#### GIVEN MATERIAL:
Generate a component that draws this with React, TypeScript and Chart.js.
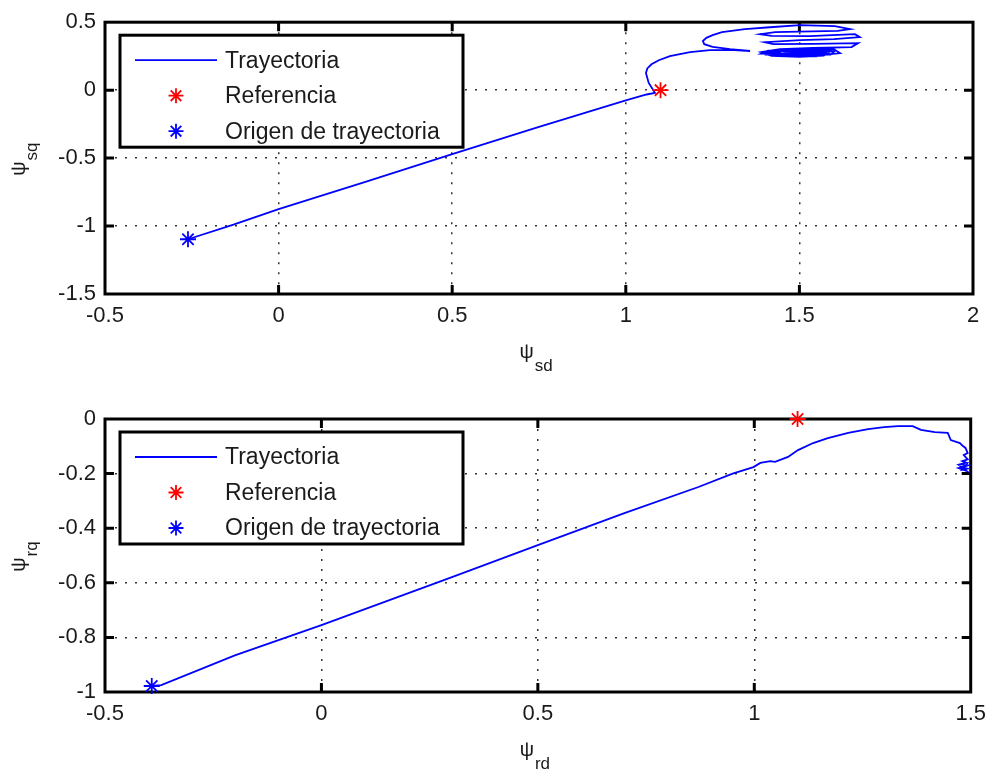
import React, { useEffect, useRef } from "react";
import { Chart, registerables } from "chart.js";

Chart.register(...registerables);

// ---------- data ----------
const legendLabels = ["Trayectoria", "Referencia", "Origen de trayectoria"];

// top subplot: stator flux
const topXTicks = [-0.5, 0, 0.5, 1, 1.5, 2];
const topYTicks = [-1.5, -1, -0.5, 0, 0.5];
const topRefPoint = [1.1, 0];
const topOrigin = [-0.261, -1.097];
const topTrajX = [
  -0.261, -0.13, 0, 0.25, 0.5, 0.75, 1.0, 1.06, 1.084, 1.066, 1.058, 1.062, 1.074, 1.095, 1.127,
  1.185, 1.242, 1.3, 1.358, 1.3, 1.25, 1.226, 1.222, 1.232, 1.25, 1.277, 1.343, 1.415, 1.502,
  1.602, 1.646, 1.61, 1.5, 1.43, 1.387, 1.42, 1.53, 1.66, 1.674, 1.6, 1.502, 1.401, 1.425, 1.54,
  1.669, 1.65, 1.54, 1.444, 1.39, 1.41, 1.473, 1.56, 1.617, 1.6, 1.5, 1.43, 1.4, 1.42, 1.5, 1.57,
  1.59, 1.56, 1.47, 1.415, 1.43, 1.52, 1.58, 1.56, 1.46, 1.43, 1.47, 1.55, 1.545, 1.47, 1.455,
  1.52, 1.5, 1.48, 1.4, 1.58, 1.57, 1.41, 1.39, 1.59, 1.6, 1.44, 1.4, 1.55, 1.57, 1.45, 1.43,
  1.54, 1.52, 1.47,
];
const topTrajY = [
  -1.097, -0.99, -0.875, -0.675, -0.47, -0.27, -0.075, -0.032, -0.02, 0.053, 0.126, 0.16, 0.19,
  0.22, 0.251, 0.28, 0.295, 0.296, 0.288, 0.302, 0.318, 0.338, 0.361, 0.385, 0.405, 0.427, 0.449,
  0.463, 0.478, 0.471, 0.449, 0.436, 0.43, 0.427, 0.412, 0.4, 0.398, 0.412, 0.39, 0.375, 0.368,
  0.353, 0.339, 0.34, 0.346, 0.317, 0.31, 0.302, 0.28, 0.262, 0.255, 0.258, 0.273, 0.3, 0.305,
  0.288, 0.27, 0.252, 0.245, 0.255, 0.285, 0.295, 0.298, 0.275, 0.258, 0.25, 0.265, 0.29, 0.292,
  0.272, 0.26, 0.262, 0.285, 0.29, 0.27, 0.268, 0.28, 0.275, 0.262, 0.27, 0.296, 0.29, 0.268,
  0.262, 0.285, 0.3, 0.28, 0.248, 0.278, 0.286, 0.266, 0.27, 0.283, 0.276,
];

// bottom subplot: rotor flux
const botXTicks = [-0.5, 0, 0.5, 1, 1.5];
const botYTicks = [-1, -0.8, -0.6, -0.4, -0.2, 0];
const botRefPoint = [1.1, 0];
const botOrigin = [-0.392, -0.978];
const botTrajX = [
  -0.392, -0.37, -0.2, 0, 0.3, 0.5, 0.7, 0.871, 0.95, 0.998, 1.014, 1.037, 1.048, 1.078, 1.101,
  1.136, 1.17, 1.217, 1.263, 1.3, 1.332, 1.366, 1.385, 1.417, 1.447, 1.454, 1.475, 1.482, 1.488,
  1.493, 1.484, 1.493, 1.481, 1.49, 1.476, 1.494, 1.472, 1.49, 1.478, 1.492, 1.48, 1.487, 1.482,
];
const botTrajY = [
  -0.978, -0.975, -0.866, -0.755, -0.58, -0.462, -0.345, -0.249, -0.2, -0.176, -0.161, -0.154,
  -0.157, -0.139, -0.114, -0.088, -0.07, -0.051, -0.037, -0.03, -0.026, -0.026, -0.04, -0.048,
  -0.051, -0.077, -0.088, -0.099, -0.106, -0.125, -0.132, -0.148, -0.154, -0.16, -0.166, -0.17,
  -0.18, -0.19, -0.175, -0.182, -0.186, -0.172, -0.178,
];

const FONT = "'Liberation Sans', Arial, Helvetica, sans-serif";
const TEXT = "#1a1a1a";

type Spec = {
  h: number;
  padTop: number;
  bottom: number;
  xTicks: number[];
  yTicks: number[];
  trajX: number[];
  trajY: number[];
  ref: number[];
  origin: number[];
  xSub: string;
  ySub: string;
};

function drawStar(ctx: CanvasRenderingContext2D, x: number, y: number, r: number, color: string) {
  ctx.save();
  ctx.strokeStyle = color;
  ctx.lineWidth = 1.8;
  ctx.beginPath();
  ctx.moveTo(x - r, y);
  ctx.lineTo(x + r, y);
  ctx.moveTo(x, y - r);
  ctx.lineTo(x, y + r);
  const d = r * Math.SQRT1_2;
  ctx.moveTo(x - d, y - d);
  ctx.lineTo(x + d, y + d);
  ctx.moveTo(x - d, y + d);
  ctx.lineTo(x + d, y - d);
  ctx.stroke();
  ctx.restore();
}

function makeChart(canvas: HTMLCanvasElement, s: Spec) {
  const frame = {
    id: "matlabFrame",
    beforeDatasetsDraw(chart: any) {
      const { ctx, chartArea: a, scales } = chart;
      ctx.save();
      ctx.strokeStyle = "#000";
      ctx.lineWidth = 3;
      ctx.strokeRect(a.left, a.top, a.right - a.left, a.bottom - a.top);
      ctx.beginPath();
      for (const v of s.xTicks) {
        const px = scales.x.getPixelForValue(v);
        if (px <= a.left + 1 || px >= a.right - 1) continue;
        ctx.moveTo(px, a.bottom);
        ctx.lineTo(px, a.bottom - 9);
        ctx.moveTo(px, a.top);
        ctx.lineTo(px, a.top + 9);
      }
      for (const v of s.yTicks) {
        const py = scales.y.getPixelForValue(v);
        if (py <= a.top + 1 || py >= a.bottom - 1) continue;
        ctx.moveTo(a.left, py);
        ctx.lineTo(a.left + 9, py);
        ctx.moveTo(a.right, py);
        ctx.lineTo(a.right - 9, py);
      }
      ctx.stroke();
      ctx.restore();
    },
    afterDraw(chart: any) {
      const { ctx, chartArea: a } = chart;
      // legend
      const bx = a.left + 15;
      const by = a.top + 13;
      const bw = 343;
      const bh = 112;
      ctx.save();
      ctx.fillStyle = "#fff";
      ctx.fillRect(bx, by, bw, bh);
      ctx.strokeStyle = "#000";
      ctx.lineWidth = 3;
      ctx.strokeRect(bx, by, bw, bh);
      const rows = [a.top + 38, a.top + 73.5, a.top + 109];
      ctx.strokeStyle = "#0000ff";
      ctx.lineWidth = 1.8;
      ctx.beginPath();
      ctx.moveTo(a.left + 30, rows[0]);
      ctx.lineTo(a.left + 112, rows[0]);
      ctx.stroke();
      drawStar(ctx, a.left + 71, rows[1], 7.5, "#ff0000");
      drawStar(ctx, a.left + 71, rows[2], 7.5, "#0000ff");
      ctx.fillStyle = TEXT;
      ctx.font = `23px ${FONT}`;
      ctx.textBaseline = "middle";
      ctx.textAlign = "left";
      legendLabels.forEach((t, i) => ctx.fillText(t, a.left + 120, rows[i] + 1));

      // x title
      ctx.textBaseline = "alphabetic";
      ctx.font = `20px ${FONT}`;
      const psiW = ctx.measureText("ψ").width;
      ctx.font = `17px ${FONT}`;
      const xsW = ctx.measureText(s.xSub).width;
      const cx = (a.left + a.right) / 2 - 3;
      const x0 = cx - (psiW + 1 + xsW) / 2;
      const yb = a.bottom + 64;
      ctx.font = `20px ${FONT}`;
      ctx.fillText("ψ", x0, yb);
      ctx.font = `17px ${FONT}`;
      ctx.fillText(s.xSub, x0 + psiW + 1, yb + 13);

      // y title (rotated)
      ctx.font = `17px ${FONT}`;
      const ysW = ctx.measureText(s.ySub).width;
      const tot = psiW + 1 + ysW;
      const cy = (a.top + a.bottom) / 2 + 1;
      ctx.translate(25, cy);
      ctx.rotate(-Math.PI / 2);
      ctx.font = `20px ${FONT}`;
      ctx.fillText("ψ", -tot / 2, 0);
      ctx.font = `17px ${FONT}`;
      ctx.fillText(s.ySub, -tot / 2 + psiW + 1, 12);
      ctx.restore();
    },
  };

  const tickFont = { family: FONT, size: 22 };
  return new Chart(canvas, {
    type: "scatter",
    data: {
      datasets: [
        {
          label: legendLabels[1],
          data: [{ x: s.ref[0], y: s.ref[1] }],
          pointStyle: "star",
          pointRadius: 8,
          pointBorderColor: "#ff0000",
          pointBackgroundColor: "#ff0000",
          pointBorderWidth: 1.8,
          showLine: false,
          clip: false,
          order: 1,
        },
        {
          label: legendLabels[2],
          data: [{ x: s.origin[0], y: s.origin[1] }],
          pointStyle: "star",
          pointRadius: 8,
          pointBorderColor: "#0000ff",
          pointBackgroundColor: "#0000ff",
          pointBorderWidth: 1.8,
          showLine: false,
          clip: false,
          order: 2,
        },
        {
          label: legendLabels[0],
          data: s.trajX.map((x, i) => ({ x, y: s.trajY[i] })),
          showLine: true,
          borderColor: "#0000ff",
          borderWidth: 1.8,
          pointRadius: 0,
          tension: 0,
          clip: false,
          order: 3,
        },
      ],
    },
    options: {
      responsive: false,
      animation: false,
      events: [],
      layout: { padding: { top: s.padTop, right: 22, left: 0, bottom: 0 } },
      plugins: { legend: { display: false }, tooltip: { enabled: false } },
      scales: {
        x: {
          type: "linear",
          min: s.xTicks[0],
          max: s.xTicks[s.xTicks.length - 1],
          afterBuildTicks: (sc: any) => {
            sc.ticks = s.xTicks.map((v) => ({ value: v }));
          },
          afterFit: (sc: any) => {
            sc.height = s.h - s.bottom;
          },
          ticks: {
            font: tickFont,
            color: TEXT,
            padding: 9,
            maxRotation: 0,
            autoSkip: false,
            callback: (v: any) => String(v),
          },
          grid: { color: "#333", lineWidth: 1.5, drawTicks: false },
          border: { display: false, dash: [2, 8] },
        },
        y: {
          type: "linear",
          min: s.yTicks[0],
          max: s.yTicks[s.yTicks.length - 1],
          afterBuildTicks: (sc: any) => {
            sc.ticks = s.yTicks.map((v) => ({ value: v }));
          },
          afterFit: (sc: any) => {
            sc.width = 105;
          },
          ticks: {
            font: tickFont,
            color: TEXT,
            padding: 9,
            autoSkip: false,
            callback: (v: any) => String(v),
          },
          grid: { color: "#333", lineWidth: 1.5, drawTicks: false },
          border: { display: false, dash: [2, 8] },
        },
      },
    },
    plugins: [frame],
  } as any);
}

export default function App() {
  const topCanvas = useRef<HTMLCanvasElement>(null);
  const botCanvas = useRef<HTMLCanvasElement>(null);

  useEffect(() => {
    const c1 = makeChart(topCanvas.current!, {
      h: 385,
      padTop: 21,
      bottom: 294,
      xTicks: topXTicks,
      yTicks: topYTicks,
      trajX: topTrajX,
      trajY: topTrajY,
      ref: topRefPoint,
      origin: topOrigin,
      xSub: "sd",
      ySub: "sq",
    });
    const c2 = makeChart(botCanvas.current!, {
      h: 386,
      padTop: 34,
      bottom: 307,
      xTicks: botXTicks,
      yTicks: botYTicks,
      trajX: botTrajX,
      trajY: botTrajY,
      ref: botRefPoint,
      origin: botOrigin,
      xSub: "rd",
      ySub: "rq",
    });
    return () => {
      c1.destroy();
      c2.destroy();
    };
  }, []);

  return (
    <div style={{ position: "absolute", left: 0, top: 0, width: 995, height: 771, background: "#fff" }}>
      <canvas ref={topCanvas} width={995} height={385} style={{ position: "absolute", left: 0, top: 0, display: "block" }} />
      <canvas ref={botCanvas} width={995} height={386} style={{ position: "absolute", left: 0, top: 385, display: "block" }} />
    </div>
  );
}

#### WHAT TO PRODUCE:
Return the material line for line, from its beginning to the line that contains "Chart.register(...registerables);", with the pictures left out.

#### THE OUTPUT:
Generate a component that draws this with React, TypeScript and Chart.js.
import React, { useEffect, useRef } from "react";
import { Chart, registerables } from "chart.js";

Chart.register(...registerables);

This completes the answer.